Though nonfiction books may sell better than fiction, where the competition is vast and prices are usually lower, those authors who are able to publish a professional product that builds success through positive word of mouth are better equipped to succeed with their books. Their books can be nonfiction or fiction. The better you can articulate your goals for your book and the right audiences for it, the easier it is to meet the challenge to outreach and sell to those audiences.

3.) What does it cost to self-publish a book?

The answer depends on why you write and what you want to accomplish.

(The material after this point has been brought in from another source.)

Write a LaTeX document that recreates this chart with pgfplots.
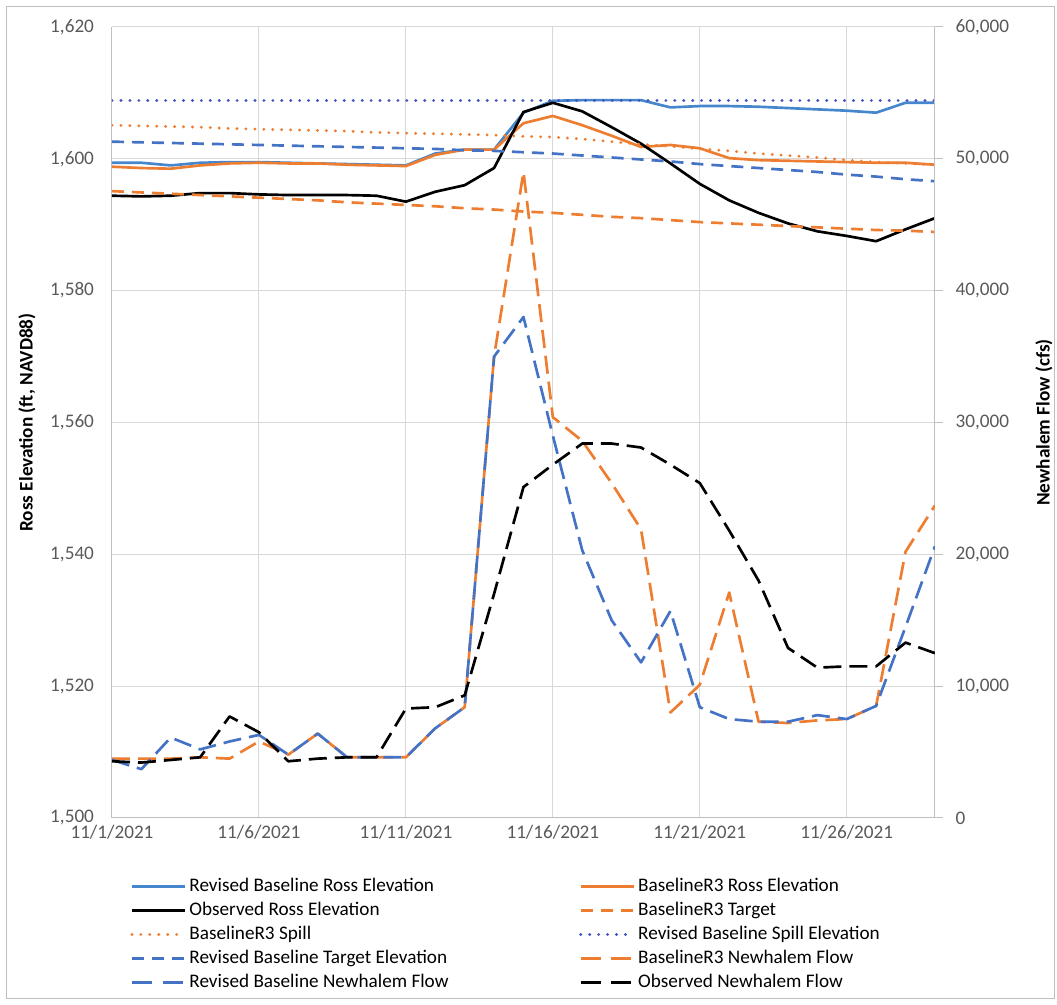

There are three general types of authors: Authors casually writing for the joy of it, authors for whom writing is a serious hobby, and authors publishing and supporting professional book products. As the expectations of the casual writer are so small, they can expect (and often choose) to spend no more than $100. The more serious hobbyist should expect to spend several hundred dollars to put out a product that meets their goals—“out there and available”). The author who publishes their high-quality product to compete in the professional book-selling marketplace should anticipate spending several thousand dollars to publish their book.

The writer who is satisfied with the process of writing needs no budget at all. Their investment is time, and they are hoping that audiences will invest only their time in return. The more you want your readers to invest in your writing (be it time, money, recommendations, and positive word of mouth), the more you’ll need to invest to be sure you’re putting out a professional product that will meet the expectations of your readers. Better books sell better.

At Redbrush, we encourage authors to consider all of their publishing options for their writing projects. It’s a pretty exciting time in publishing. Highly-motivated authors will find greater satisfaction over time by publishing the best book they can and appropriately outreaching to their ideal audiences.